Myth #3: A third of all health care cost is incurred during the last year of patients' lives.

Medicare has reported that it spends nearly 30 percent of its $408 billion budget (2006) on its beneficiaries in their final year of life. That works out to about $122 billion per year in end-of-life care, or about 5% of total health care expenditures. That’s a tidy sum, but not the bank-breaking amount many commentators would have us believe. One can pick nits and say that Medicare's coverage for the elderly and disabled doesn't quite include all deaths, but that doesn't change the basic point that end-of-life care, while expensive, is not taking up the lion's share of our national health care expenditures.
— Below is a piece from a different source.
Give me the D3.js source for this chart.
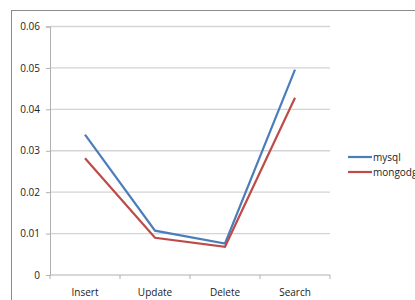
<!DOCTYPE html>
<html>
<head>
<meta charset="utf-8">
<script src="https://cdn.jsdelivr.net/npm/d3@7"></script>
<style>
  body { margin: 0; background: #fff; }
  svg { display: block; }
  text { font-family: "Open Sans", "DejaVu Sans", sans-serif; font-size: 10px; fill: #222; }
</style>
</head>
<body>
<div id="chart"></div>
<script>
'use strict';

var categories = ["Insert", "Update", "Delete", "Search"];
var mysqlValues = [0.0339, 0.0107, 0.0076, 0.0496];
var mongoValues = [0.0282, 0.0090, 0.0068, 0.0428];
var yTicks = [0, 0.01, 0.02, 0.03, 0.04, 0.05, 0.06];
var seriesNames = ["mysql", "mongodg"];

var width = 415, height = 300;

var svg = d3.select("#chart").append("svg")
    .attr("width", width)
    .attr("height", height);

// outer chart border (runs off the right and bottom edges)
svg.append("rect")
    .attr("x", 11.5).attr("y", 10.5)
    .attr("width", 420).attr("height", 300)
    .attr("fill", "none")
    .attr("stroke", "#8c8c8c");

var x = d3.scaleBand().domain(categories).range([50, 330]);
var y = d3.scaleLinear().domain([0, 0.06]).range([275, 26.5]);

// gridlines
svg.selectAll("line.grid")
    .data(yTicks.filter(function (d) { return d > 0; }))
    .enter().append("line")
    .attr("class", "grid")
    .attr("x1", 50).attr("x2", 330)
    .attr("y1", function (d) { return y(d); })
    .attr("y2", function (d) { return y(d); })
    .attr("stroke", "#d4d4d4")
    .attr("stroke-width", 1.3);

// y axis
var yAxis = svg.append("g")
    .attr("transform", "translate(50,0)")
    .call(d3.axisLeft(y).tickValues(yTicks).tickSize(4).tickPadding(6)
        .tickFormat(function (d) { return d === 0 ? "0" : d3.format(".2f")(d); }));
yAxis.select(".domain").attr("stroke", "#b0b0b0");
yAxis.selectAll(".tick line").attr("stroke", "#b0b0b0");
yAxis.selectAll("text").attr("font-family", null).attr("font-size", null).attr("fill", "#222");

// x axis with ticks at band edges
var xAxisG = svg.append("g");
xAxisG.append("line")
    .attr("x1", 50).attr("x2", 330)
    .attr("y1", 275).attr("y2", 275)
    .attr("stroke", "#b0b0b0");
var edges = categories.map(function (c) { return x(c); }).concat([x.range()[1]]);
xAxisG.selectAll("line.xt")
    .data(edges)
    .enter().append("line")
    .attr("class", "xt")
    .attr("x1", function (d) { return d; }).attr("x2", function (d) { return d; })
    .attr("y1", 275).attr("y2", 279)
    .attr("stroke", "#b0b0b0");
xAxisG.selectAll("text")
    .data(categories)
    .enter().append("text")
    .attr("x", function (d) { return x(d) + x.bandwidth() / 2; })
    .attr("y", 296)
    .attr("text-anchor", "middle")
    .text(function (d) { return d; });

var line = d3.line()
    .x(function (d, i) { return x(categories[i]) + x.bandwidth() / 2; })
    .y(function (d) { return y(d); });

var series = [
    { name: seriesNames[0], values: mysqlValues, color: "#4a7ebb" },
    { name: seriesNames[1], values: mongoValues, color: "#be4b48" }
];

series.forEach(function (s) {
    svg.append("path")
        .datum(s.values)
        .attr("d", line)
        .attr("fill", "none")
        .attr("stroke", s.color)
        .attr("stroke-width", 2.2);
});

// legend
var legend = svg.selectAll("g.legend")
    .data(series)
    .enter().append("g")
    .attr("class", "legend")
    .attr("transform", function (d, i) { return "translate(348," + (157 + i * 15) + ")"; });
legend.append("line")
    .attr("x1", 0).attr("x2", 24)
    .attr("stroke", function (d) { return d.color; })
    .attr("stroke-width", 2.2);
legend.append("text")
    .attr("x", 25).attr("y", 3.5)
    .text(function (d) { return d.name; });
</script>
</body>
</html>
Nonetheless, there is a lot of room for improvement in how America’s hospitals and doctors deal with end-of-life treatment. The amount spent varies tremendously depending solely on which hospital one has--literally--ended up in. The wondrous Dartmouth Health Atlas (http://www.dartmouthatlas.org/) has reported that care provided by Manhattan’s New York University Medical Center to an elderly patient with multiple medical problems during the last two years of life costs $105,000. U.C.L.A.'s Medical Center runs $94,000. Contrast that with Mayo Clinic’s world-renowned teaching hospital in Minnesota that costs only $53,432.

One difference in such outcome variations is apparently due to how well patients--and their families--are informed about options and listened to with respect to how they want to live their final days. Ideally, such fully informed wishes would always trump doctor and institutional proclivities toward extraordinary efforts, but alas, they don't. Incidentally or not, such heroic measures seem to invariably result in greater doctor and hospital revenue.
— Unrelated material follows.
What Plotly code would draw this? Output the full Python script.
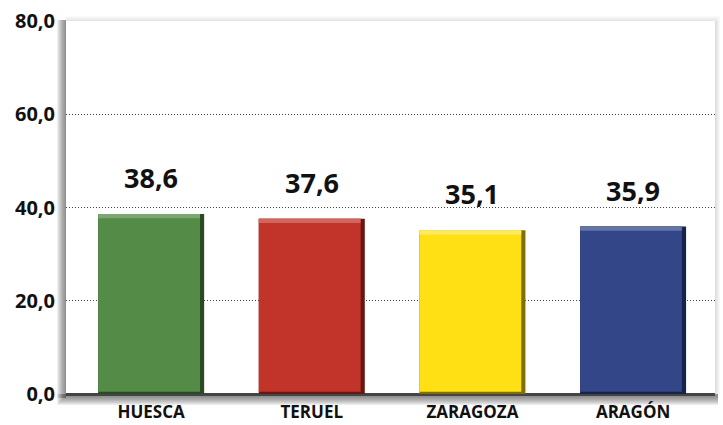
import plotly.graph_objects as go

categories = ["HUESCA", "TERUEL", "ZARAGOZA", "ARAGÓN"]
values = [38.6, 37.6, 35.1, 35.9]
colors = ["#548C47", "#C2342A", "#FFE014", "#324688"]
dark_colors = ["#2A4A23", "#651913", "#807004", "#18234C"]
light_colors = ["#7AA670", "#D0665D", "#FFEA66", "#6574A6"]
tick_vals = [0, 20, 40, 60, 80]

W = 0.66
EDGE = 0.026
BOTTOM = 0.5
TOP = 0.9

fig = go.Figure()
fig.add_trace(go.Bar(x=categories, y=values, width=W, marker=dict(color=dark_colors, line=dict(width=0)),
                     hoverinfo="skip", showlegend=False))
fig.add_trace(go.Bar(x=categories, y=[v - BOTTOM for v in values], base=BOTTOM, width=W - EDGE,
                     offset=-W / 2, marker=dict(color=colors, line=dict(width=0)),
                     showlegend=False))
fig.add_trace(go.Bar(x=categories, y=[TOP] * len(values), base=[v - TOP for v in values], width=W - EDGE,
                     offset=-W / 2, marker=dict(color=light_colors, line=dict(width=0)),
                     hoverinfo="skip", showlegend=False))

for c, v in zip(categories, values):
    fig.add_annotation(x=c, y=v, text=f"{v:.1f}".replace(".", ","), showarrow=False,
                       yanchor="bottom", yshift=16,
                       font=dict(family="Open Sans", size=27, color="#111111", weight="bold"))

PW, PH = 649, 373
shapes = []
for i in range(9):
    d = i + 1
    shapes.append(dict(type="rect", xref="paper", yref="paper", layer="below",
                       x0=-d / PW, x1=0, y0=-4 / PH, y1=1 + 1 / PH,
                       fillcolor="#444444", opacity=0.09, line=dict(width=0)))
    shapes.append(dict(type="rect", xref="paper", yref="paper", layer="below",
                       x0=-d / PW, x1=1 + 3 / PW, y0=-(d + 2) / PH, y1=0,
                       fillcolor="#444444", opacity=0.09, line=dict(width=0)))
for i in range(5):
    d = i + 1
    shapes.append(dict(type="rect", xref="paper", yref="paper", layer="below",
                       x0=0, x1=1 + d / PW, y0=1, y1=1 + d / PH,
                       fillcolor="#777777", opacity=0.035, line=dict(width=0)))
    shapes.append(dict(type="rect", xref="paper", yref="paper", layer="below",
                       x0=1, x1=1 + d / PW, y0=0, y1=1,
                       fillcolor="#777777", opacity=0.05, line=dict(width=0)))

fig.update_layout(
    width=723, height=425,
    margin=dict(l=66, r=8, t=21, b=31, autoexpand=False),
    paper_bgcolor="white", plot_bgcolor="white",
    barmode="overlay",
    separators=",.",
    shapes=shapes,
    showlegend=False,
    font=dict(family="Open Sans", color="#111111"),
)
fig.update_yaxes(range=[0, 80], tickvals=tick_vals, tickformat=".1f", automargin=False,
                 showgrid=True, gridcolor="#444444", griddash="1px,2px", gridwidth=1,
                 zeroline=True, zerolinecolor="#444444", zerolinewidth=1.5,
                 showline=False, ticks="", ticklabelstandoff=10,
                 tickfont=dict(family="Open Sans", size=20, color="#111111", weight="bold"))
fig.update_xaxes(range=[-0.53, 3.51], showline=True, linecolor="#444444", linewidth=1.5, ticks="",
                 automargin=False, ticklabelstandoff=2,
                 tickfont=dict(family="Open Sans", size=17, color="#111111", weight="bold"))

fig.write_html("out.html", config={"displayModeBar": False},
               post_script="document.body.style.margin='0';document.body.style.padding='0';")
All this begs the question of how much should we collectively spend on health care at any stage of life, and more important, who should decide? Many pundits, politicians, doctors, and even economists seem to believe this should be answered via our democratic political process, and that it should fall on our elected and civil service officials to make these expenditure decisions for us--as they now do for the elderly, disabled, and poor. That, in my view, is a terrible, dehumanizing approach that runs counter to almost everything we stand for as a country. It removes the individual from decisions that only she can intelligently, fairly make.

Fortunately, we have available a parallel decision-making process by which the national will on health care expenditures can be rationally determined. It is via the expression of individual will through an even more democratic process than the political one--free, transparent, and open markets that allow each person to make his own decisions about how much he is willing to spend on health care and for what. Through this democratic market process—with the inclusion of a substantial safety net component—the collective will can be made known in the form of the grand total of all voluntary, individual expenditures for health care goods and services—just as it is with our even more essential needs of food, clothing, housing, and transportation. In other words, total health expenditures should be an output amount determined by individual decisions, not an input amount pre-established by politicians and bureaucrats--no matter how well-intentioned.

Thus, I pose the question: Which do you trust more, our collective will expressed through individual choice, or the quality of the sausage extruded through the tail-end of the political meat grinder? My fear is that the current national mood may actually favor the latter. Yet my roseate optimism whispers that--despite whatever detours we may take--sooner or later we'll be willing to try even a market-based solution. Sooner would be better.